In an interview with foreign news agencies, Rousseff said she must first survive an upcoming trial in which senators will decide whether to permanently remove her from office.

Rousseff said the country was experiencing a political "weariness" and that many citizens no longer believed in the process.

"This has to be overcome," she said, speaking from the presidential residence, where she is allowed to remain while suspended. "If there needs to be new elections, I would be in favour."




Rousseff was impeached and suspended by the Senate last month for allegedly using fiscal tricks to hide yawning gaps in the federal budget. Rousseff has repeatedly denied wrongdoing, insisting that the proceedings were a "fraud" and a "coup."

She has argued that many lawmakers really wanted her out so as to water down a colossal investigation into billions of dollars in kickbacks at State oil company Petrobras.
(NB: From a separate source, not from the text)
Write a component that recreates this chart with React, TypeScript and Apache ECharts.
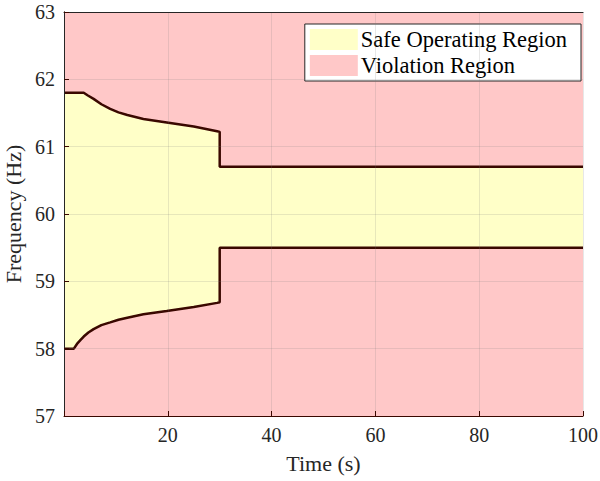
import React, { useEffect, useRef } from "react";
import * as echarts from "echarts";

const upperT = [0, 3.8, 4.6, 5.7, 7.2, 8.9, 10.5, 12.2, 15.3, 19.8, 25, 29.5, 30, 30, 100];
const upperF = [61.8, 61.8, 61.76, 61.71, 61.63, 61.56, 61.51, 61.47, 61.41, 61.36, 61.3, 61.23, 61.22, 60.7, 60.7];
const lowerT = [0, 1.9, 2.5, 3.2, 3.8, 4.7, 5.7, 7.2, 8.9, 10.5, 12.2, 15.3, 19.8, 25, 29.5, 30, 30, 100];
const lowerF = [58.0, 58.0, 58.07, 58.13, 58.18, 58.24, 58.29, 58.35, 58.39, 58.43, 58.46, 58.51, 58.56, 58.62, 58.68, 58.69, 59.5, 59.5];
const xTicks = [20, 40, 60, 80, 100];
const yTicks = [57, 58, 59, 60, 61, 62, 63];

const PINK = "#FFC8C8";
const YELLOW = "#FFFFC8";
const EDGE = "#3a0800";
const FONT = "Liberation Serif";

export default function App() {
  const ref = useRef<HTMLDivElement>(null);
  useEffect(() => {
    const chart = echarts.init(ref.current!, null, { renderer: "svg" });
    const upper = upperT.map((t, i) => [t, upperF[i]]);
    const lower = lowerT.map((t, i) => [t, lowerF[i]]);
    chart.setOption({
      animation: false,
      backgroundColor: "#ffffff",
      grid: {
        left: 64,
        right: 17,
        top: 12,
        bottom: 65,
        containLabel: false,
        outerBoundsMode: "none",
        show: true,
        backgroundColor: PINK,
        borderWidth: 0,
      },
      legend: {
        right: 19,
        top: 24,
        orient: "vertical",
        icon: "rect",
        itemWidth: 48,
        itemHeight: 21,
        itemGap: 3,
        padding: [4, 14, 4, 5],
        backgroundColor: "#ffffff",
        borderColor: "#262626",
        borderWidth: 1,
        borderRadius: 0,
        textStyle: { fontFamily: FONT, fontSize: 22.5, color: "#000", padding: [0, 0, 0, -2] },
        data: [
          { name: "Safe Operating Region", itemStyle: { color: YELLOW, borderWidth: 0 } },
          { name: "Violation Region", itemStyle: { color: PINK, borderWidth: 0 } },
        ],
      },
      xAxis: [
        {
          type: "value",
          min: 0,
          max: 100,
          interval: 20,
          z: 10,
          name: "Time (s)",
          nameLocation: "middle",
          nameGap: 36,
          nameTextStyle: { fontFamily: FONT, fontSize: 22, color: "#262626" },
          axisLine: { show: true, lineStyle: { color: EDGE, width: 1 } },
          axisTick: { show: true, inside: true, length: 5, lineStyle: { color: EDGE } },
          axisLabel: {
            fontFamily: FONT,
            fontSize: 20,
            color: "#262626",
            margin: 9,
            formatter: (v: number) => (xTicks.includes(v) ? String(v) : ""),
          },
          splitLine: { show: true, lineStyle: { color: "rgba(120,120,120,0.18)", width: 1 } },
        },
        {
          type: "value",
          position: "top",
          min: 0,
          max: 100,
          z: 10,
          axisLine: { show: true, lineStyle: { color: "#262626", width: 1 } },
          axisTick: { show: false },
          axisLabel: { show: false },
          splitLine: { show: false },
        },
      ],
      yAxis: [
        {
          type: "value",
          min: 57,
          max: 63,
          interval: 1,
          z: 10,
          name: "Frequency (Hz)",
          nameLocation: "middle",
          nameGap: 35,
          nameTextStyle: { fontFamily: FONT, fontSize: 22, color: "#262626" },
          axisLine: { show: true, lineStyle: { color: EDGE, width: 1 } },
          axisTick: { show: true, inside: true, length: 5, lineStyle: { color: EDGE } },
          axisLabel: {
            fontFamily: FONT,
            fontSize: 20,
            color: "#262626",
            margin: 9,
            formatter: (v: number) => (yTicks.includes(v) ? String(v) : ""),
          },
          splitLine: { show: true, lineStyle: { color: "rgba(120,120,120,0.18)", width: 1 } },
        },
        {
          type: "value",
          position: "right",
          min: 57,
          max: 63,
          z: 10,
          axisLine: { show: true, lineStyle: { color: "#262626", width: 1 } },
          axisTick: { show: false },
          axisLabel: { show: false },
          splitLine: { show: false },
        },
      ],
      series: [
        {
          name: "Safe Operating Region",
          type: "line",
          data: upper,
          symbol: "none",
          z: 2,
          lineStyle: { color: EDGE, width: 2.5 },
          itemStyle: { color: YELLOW },
          areaStyle: { color: YELLOW, opacity: 1, origin: "start" },
        },
        {
          name: "Violation Region",
          type: "line",
          data: lower,
          symbol: "none",
          z: 3,
          lineStyle: { color: EDGE, width: 2.5 },
          itemStyle: { color: PINK },
          areaStyle: { color: PINK, opacity: 1, origin: "start" },
        },
      ],
    });
    return () => chart.dispose();
  }, []);
  return (
    <div
      ref={ref}
      style={{ position: "fixed", left: 0, top: 0, width: 600, height: 481 }}
    />
  );
}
In the last two years, several top politicians and businessmen have been arrested and jailed in the investigation.

While Rousseff paid for it politically much of the graft happened while her Workers' Party was in office she repeatedly refused to do anything that might alter a process she said Brazil badly needed.

In the hour-long interview, Rousseff floated the idea of a plebiscite on her mandate, though she did not provide details on how it would work.

"I don't have any problem asking what the people want," said Rousseff. "In any case, the only way that a president's mandate should be interrupted is via a plebiscite."

Getting to new elections before 2018, the end of Rousseff's term, would be a tall order.

In order for that to happen, both Rousseff and interim President Michel Temer, Rousseff's vice-president before getting impeached, would have to resign or be removed from office.

Temer allies have rejected growing calls among some lawmakers for new elections. Still, a cascade of scandals hounding Temer's fledgling administration have led to several senators saying publicly that they are rethinking their vote. Some of the scandals have included leaked recordings of Temer allies strategising about how to tamp down the Petrobras investigation, adding to Rousseff's contention that ousting her was about that, not about sleight-of-hand accounting manoeuvres.




Last month, the Senate voted 55-22 to remove Rousseff, one more vote than will be necessary during the trial to permanently remove her.

Rousseff said she spends her days strategising with activists and friendly lawmakers about how to change senators' minds. Rousseff also said she is working on a letter of intentions to be published sometime before the impeachment trial, offering a new platform should she be returned to office.

She also said she will attend the Olympic Games in Rio de Janeiro if she is invited. While Temer is very unlikely to do that, Olympic Committee officials could invite her, though it would be awkward to have two presidents on hand.

"If I am not invited, I will be watching from up a tree with binoculars," she joked.

Rousseff said she would not meet with visiting foreign leaders ahead of the August 5 opening ceremonies so as not to "create any embarrassment".